II. Cases where VAT input deduction may be refused: 4 categories (new element: abuse of rights)
The new judicial approach divides the cases for denying the right to deduct into four parts; the second item did not appear in the earlier framework:
- Intentional active conduct – issuing invoices for a non-existent economic event
In this case, under the earlier practice, the absence of the economic event substantiates the denial of the recipient’s right to deduct VAT.
- Intentional active conduct – breach of the requirement of proper exercise of rights (abuse of rights)
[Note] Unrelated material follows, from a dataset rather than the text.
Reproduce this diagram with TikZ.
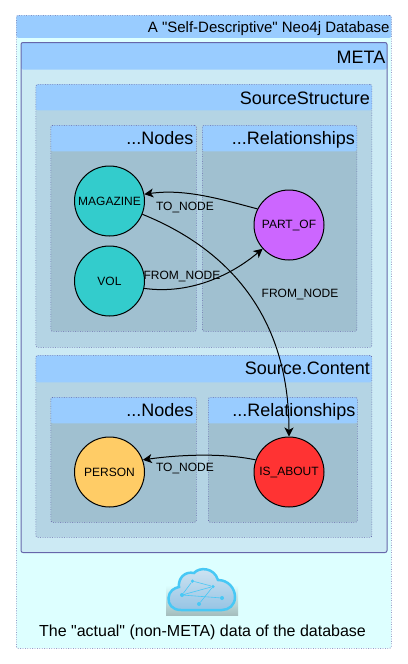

This is a scenario that was not elaborated in detail in the earlier KMK opinion, but it had already been recognised in the case law of the Court of Justice of the European Union and has also appeared in the Hungarian Tax Authority’s (NAV) audit practice. Under the so-called Halifax test—based on the cumulative fulfilment of three conditions—the exercise of the right to deduct VAT is abusive if:
- the formal conditions for the right to deduct are met, but
- the result of the transactions is the obtaining of a tax advantage that is contrary to the purpose of the VAT provisions, and
- it is apparent from the overall assessment of objective circumstances that the essential aim of the transactions was to obtain a tax advantage.
- Knowing passive participation – the taxpayer knew about tax evasion committed by another
In line with the approach already applied previously, two elements must be proven. The tax authority must prove (i) the fact of tax evasion, and (ii) that the claimant was aware of it.
- Negligent passive participation – the taxpayer should have known about tax evasion committed by another
Here as well, consistent with the earlier opinion, the assessment focuses on whether the tax authority has proven the fact of tax evasion and that the claimant would have known about it if it had taken the measures that could reasonably be expected.
It is important to note that this—otherwise the most frequently applied category—can be completely avoided with appropriate business due diligence.
Does the new KK opinion mean a tightening for Hungarian companies in exercising the VAT deduction right?
In our view, yes, as the Supreme Court of Hungary’s opinion further strengthens the state tax authority’s audit practice in the field of denying the right to deduct VAT.
The new KK opinion provides the Hungarian Tax Authority with additional guidance on the types of cases and the evidentiary approach under which it may make its findings. This also suggests that taxpayers should design and implement robust pre-transaction business due diligence procedures, for which they may engage expert support.